HI.dok.2014 |
Penulis adalah peneliti
politik pada program pascasarjana Universitas Negeri Semarang, tenaga ahli di
KPU Jawa Tengah.
Selama ini yang dipahami rakyat tentang politik hanya “buruknya” saja
Pemilihan legislatif
(Pileg) sudah di depan mata. Pemerintah, Komisi Pemilihan Umum (KPU), Badan
Pengawas Pemilu (Bawaslu), partai politik (parpol), dan rakyat sudah
merundingkan agenda ini dengan harapan, tidak ada golput. Pasalnya, golput
merupakan “hantu politik” yang menjadi musuh dan harus dimusnahkan dari alam
demokrasi.
Sikap apolitis memang sudah mendera masyarakat. Mengapa hal ini terjadi? Ini karena “kemuakan rakyat” atas kondisi korslet pada parpol dan perilaku korup para pejabat kita. Selain itu, penggawa pemilihan umum (pemilu), seperti KPU dan Bawaslu, juga “jarang” bersosialisasi dan blusukan politik kepada masyarakat dengan konsisten dan berkala. KPU terkesan setengah hati dan melakukan pendidikan politik ketika menjelang pemilu saja.

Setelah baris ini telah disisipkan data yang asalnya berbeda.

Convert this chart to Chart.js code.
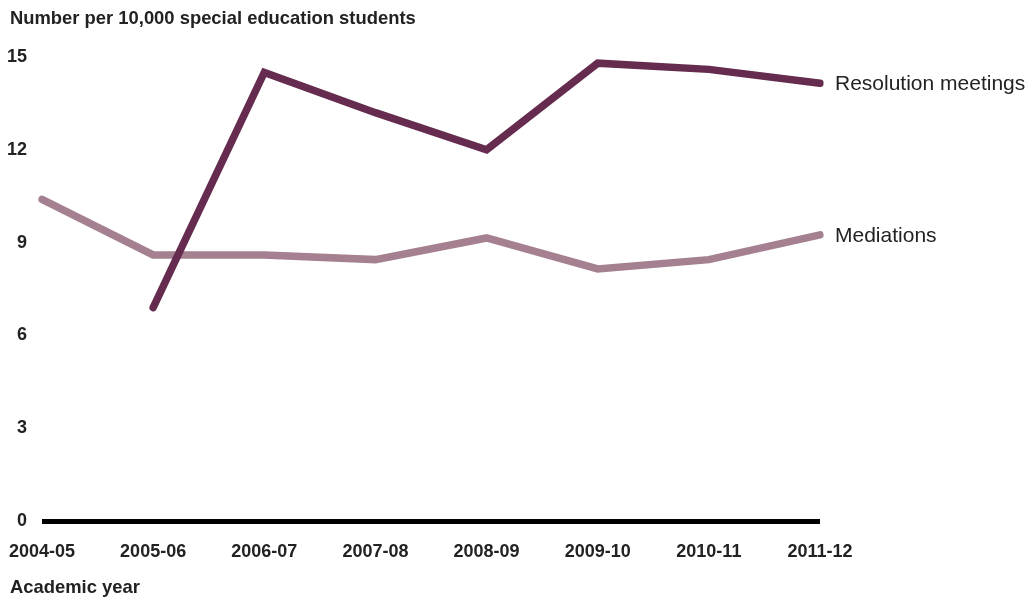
<!DOCTYPE html>
<html>
<head>
<meta charset="utf-8">
<script src="https://cdn.jsdelivr.net/npm/chart.js@4/dist/chart.umd.min.js"></script>
<style>
  html, body { margin: 0; padding: 0; background: #fff; }
  #wrap { width: 1027px; height: 598px; position: relative; }
</style>
</head>
<body>
<div id="wrap"><canvas id="chart" width="1027" height="598"></canvas></div>
<script>
// Academic years on the x axis
var years = ['2004-05', '2005-06', '2006-07', '2007-08', '2008-09', '2009-10', '2010-11', '2011-12'];

// Rates per 10,000 special education students
var resolutionMeetings = [null, 6.9, 14.5, 13.2, 12.0, 14.8, 14.6, 14.15];
var mediations = [10.4, 8.6, 8.6, 8.45, 9.15, 8.15, 8.45, 9.25];

var yTicks = [0, 3, 6, 9, 12, 15];

var darkPlum = '#652c4f';
var lightPlum = '#a58090';
var textColor = '#222222';
var fontFamily = '"Liberation Sans", Arial, sans-serif';

// Titles and end-of-line series labels
var labelPlugin = {
    id: 'labels',
    afterDraw: function (chart) {
        var ctx = chart.ctx;
        ctx.save();
        ctx.fillStyle = textColor;
        ctx.textBaseline = 'middle';
        ctx.textAlign = 'left';
        ctx.font = 'bold 18.4px ' + fontFamily;
        ctx.fillText('Number per 10,000 special education students', 10, 19);
        ctx.fillText('Academic year', 10, 588);

        ctx.font = '21px ' + fontFamily;
        chart.data.datasets.forEach(function (ds, i) {
            var meta = chart.getDatasetMeta(i);
            var last = meta.data[meta.data.length - 1];
            ctx.fillText(ds.label, last.x + 15, last.y + 1);
        });
        ctx.restore();
    }
};

var ctx = document.getElementById('chart').getContext('2d');
new Chart(ctx, {
    type: 'line',
    data: {
        labels: years,
        datasets: [{
            label: 'Resolution meetings',
            data: resolutionMeetings,
            borderColor: darkPlum,
            borderWidth: 7.5,
            borderCapStyle: 'round',
            borderJoinStyle: 'miter',
            pointRadius: 0,
            tension: 0
        }, {
            label: 'Mediations',
            data: mediations,
            borderColor: lightPlum,
            borderWidth: 7.5,
            borderCapStyle: 'round',
            borderJoinStyle: 'miter',
            pointRadius: 0,
            tension: 0
        }]
    },
    options: {
        responsive: false,
        animation: false,
        layout: { padding: { top: 57, right: 207, left: 0, bottom: 0 } },
        plugins: {
            legend: { display: false },
            tooltip: { enabled: false }
        },
        scales: {
            x: {
                offset: false,
                grid: { display: false },
                border: { display: false },
                ticks: {
                    color: textColor,
                    padding: 12,
                    maxRotation: 0,
                    autoSkip: false,
                    font: { family: fontFamily, size: 18, weight: 'bold' }
                },
                afterFit: function (scale) {
                    scale.height = 77;
                    scale.paddingLeft = 0;
                    scale.paddingRight = 0;
                }
            },
            y: {
                min: 0,
                max: 15,
                afterBuildTicks: function (scale) {
                    scale.ticks = yTicks.map(function (v) { return { value: v }; });
                },
                grid: {
                    drawTicks: false,
                    color: function (c) { return c.tick && c.tick.value === 0 ? '#000' : 'rgba(0,0,0,0)'; },
                    lineWidth: function (c) { return c.tick && c.tick.value === 0 ? 5 : 0; }
                },
                border: { display: false },
                ticks: {
                    color: textColor,
                    padding: 15,
                    font: { family: fontFamily, size: 18, weight: 'bold' }
                },
                afterFit: function (scale) { scale.width = 42; }
            }
        }
    },
    plugins: [labelPlugin]
});
</script>
</body>
</html>
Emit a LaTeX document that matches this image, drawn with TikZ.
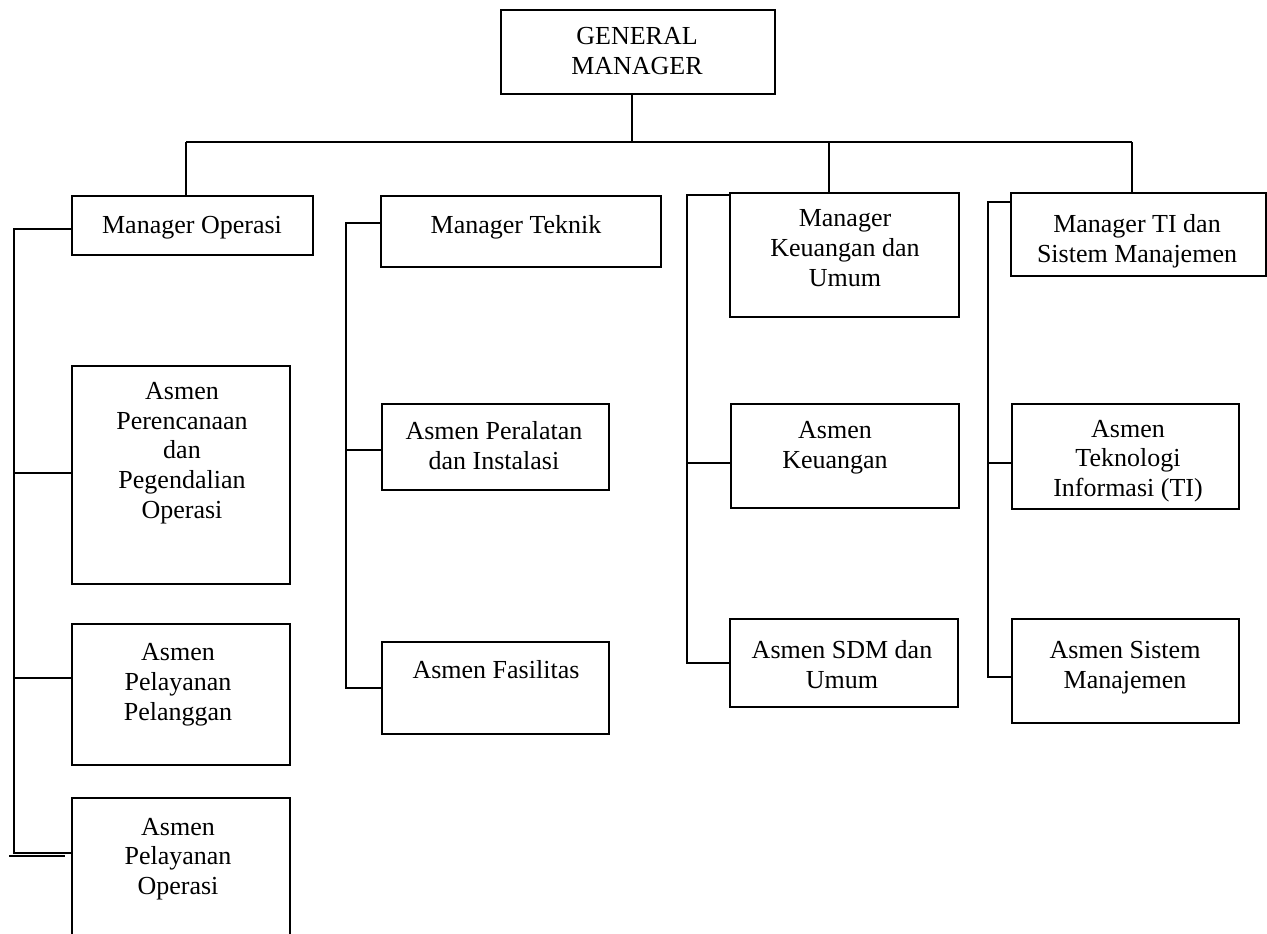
\documentclass[tikz,border=0pt]{standalone}
\usepackage{fontspec}
\setmainfont{Liberation Serif}

\begin{document}
\begin{tikzpicture}
[x=1pt,y=-1pt,line width=2pt,
every node/.style={align=center,font=\fontsize{26}{29.8}\selectfont},
box/.style={draw,anchor=north west,inner sep=0pt},
]
\useasboundingbox (0,0) rectangle (1267,934);
\clip (0,0) rectangle (1267,934);

\node[box,minimum width=274pt,minimum height=84pt] (gm) at (500,9) {};
\node (gmT) at (637,51) {GENERAL\\MANAGER};

\node[box,minimum width=241pt,minimum height=59pt] (mop) at (71,195) {};
\node (mopT) at (192,228) {Manager Operasi};
\node[box,minimum width=218pt,minimum height=218pt] (per) at (71,365) {};
\node (perT) at (182,453) {Asmen\\Perencanaan\\dan\\Pegendalian\\Operasi};
\node[box,minimum width=218pt,minimum height=141pt] (pgn) at (71,623) {};
\node (pgnT) at (178,685) {Asmen\\Pelayanan\\Pelanggan};
\node[box,minimum width=218pt,minimum height=170pt] (pos) at (71,797) {};
\node (posT) at (178,859) {Asmen\\Pelayanan\\Operasi};

\node[box,minimum width=280pt,minimum height=71pt] (mtk) at (380,195) {};
\node (mtkT) at (516,227) {Manager Teknik};
\node[box,minimum width=227pt,minimum height=86pt] (pal) at (381,403) {};
\node (palT) at (494,446) {Asmen Peralatan\\dan Instalasi};
\node[box,minimum width=227pt,minimum height=92pt] (fas) at (381,641) {};
\node (fasT) at (496,670) {Asmen Fasilitas};

\node[box,minimum width=229pt,minimum height=124pt] (mku) at (729,192) {};
\node (mkuT) at (845,248) {Manager\\Keuangan dan\\Umum};
\node[box,minimum width=228pt,minimum height=104pt] (aku) at (730,403) {};
\node (akuT) at (835,448) {Asmen\\Keuangan};
\node[box,minimum width=228pt,minimum height=88pt] (sdm) at (729,618) {};
\node (sdmT) at (842,665) {Asmen SDM dan\\Umum};

\node[box,minimum width=255pt,minimum height=83pt] (mti) at (1010,192) {};
\node (mtiT) at (1137,241) {Manager TI dan\\Sistem Manajemen};
\node[box,minimum width=227pt,minimum height=105pt] (tek) at (1011,403) {};
\node (tekT) at (1128,461) {Asmen\\Teknologi\\Informasi (TI)};
\node[box,minimum width=227pt,minimum height=104pt] (sis) at (1011,618) {};
\node (sisT) at (1125,668) {Asmen Sistem\\Manajemen};

\coordinate (busL) at (186,142);
\coordinate (busK) at (829,142);
\coordinate (busR) at (1132,142);
\draw ([xshift=-6pt]gm.south) -- ([xshift=-6pt]gm.south |- busL);
\draw (busL) -- (busR);
\draw (busL) -- (busL |- mop.north);
\draw (busK) -- (busK |- mku.north);
\draw (busR) -- (busR |- mti.north);

\coordinate (spO) at (14,853);
\draw ([yshift=-3.5pt]mop.west) -| (spO) -- (spO -| pos.west);
\draw ([shift={(-5pt,-3pt)}]spO) -- ++(56,0);
\draw ([yshift=2pt]per.west) -- ([yshift=2pt]per.west -| spO);
\draw ([yshift=16.5pt]pgn.west) -- ([yshift=16.5pt]pgn.west -| spO);

\coordinate (spT) at (346,688);
\draw ([yshift=8.5pt]mtk.west) -| (spT) -- (spT -| fas.west);
\draw ([yshift=-3pt]pal.west) -- ([yshift=-3pt]pal.west -| spT);

\coordinate (spK) at (687,663);
\draw ([yshift=-3pt]mku.north west) -| (spK) -- (spK -| sdm.west);
\draw ([yshift=-7pt]aku.west) -- ([yshift=-7pt]aku.west -| spK);

\coordinate (spI) at (988,677);
\draw ([yshift=-10pt]mti.north west) -| (spI) -- (spI -| sis.west);
\draw ([yshift=-6.5pt]tek.west) -- ([yshift=-6.5pt]tek.west -| spI);
\end{tikzpicture}
\end{document}
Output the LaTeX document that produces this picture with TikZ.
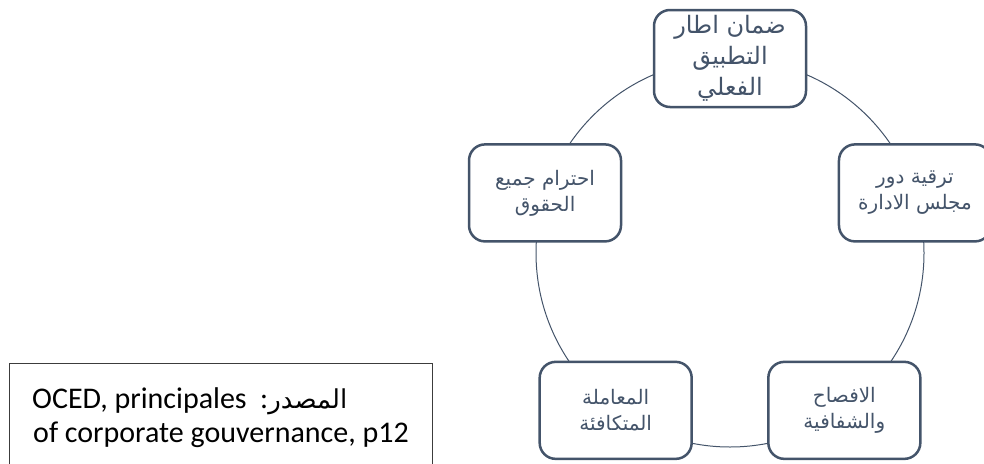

Padahal, yang namanya pendidikan antigolput harus gencar dilakukan jauh-jauh hari sebelum pemilu. Rakyat seharusnya tidak sekadar dididik menjelang pemilu, tetapi sepanjang demokrasi masih menjadi poros dan sistem pemerintahan. Jadi, pemerintah harus rajin mengedukasi masyarakat agar tidak tersesat dan golput.
Pasalnya, selama ini yang dipahami rakyat tentang politik hanya “buruknya” saja. Padahal, sisi baik politik juga banyak. Rakyat harus diluruskan pola pikirnya agar tidak apolitis.
Dua Objek
Di alam demokrasi, pendidikan politik yang dilakukan KPU seharusnya menyentuh dua objek, yaitu rakyat dan politikus. Dalam hal ini, KPU bisa mendorong rakyat tidak golput dengan menggunakan hak pilihnya secara cerdas.
Objek kedua ada pada calon anggota legislatif (caleg) yang saat ini sedang blusukan mencari dukungan suara untuk memenangi pemilu pada 9 April 2014. Artinya, caleg harus dididik mematuhi aturan main berpolitik dengan dialektika yang benar. Itu mulai dari berkampanye, tidak menggunakan politik uang, dan tidak menebar fitnah kepada rakyat demi terwujudnya asas pemilu.
Poros pendidikan yang ditaburkan pada rakyat harus mengedukasi untuk “menolak” politik uang. Itu karena musuh utama dalam pemilu adalah politik uang dan golput. Meskipun politik uang sulit dipangkas, pendidikan politik harus diberikan pada rakyat agar mengetahui dan mampu membedakan mana yang benar dan yang salah.
Jika rakyat dan caleg sudah terdidik dan memegang teguh indepedensi yang jujur terhadap kebenaran, diprovokasi dengan apa saja mereka mampu menyikapi dengan arif. Apalagi, 16 Maret - 5 April 2014, para peserta pemilu yang meliputi caleg dan simpatisan parpol akan berkampanye terbuka.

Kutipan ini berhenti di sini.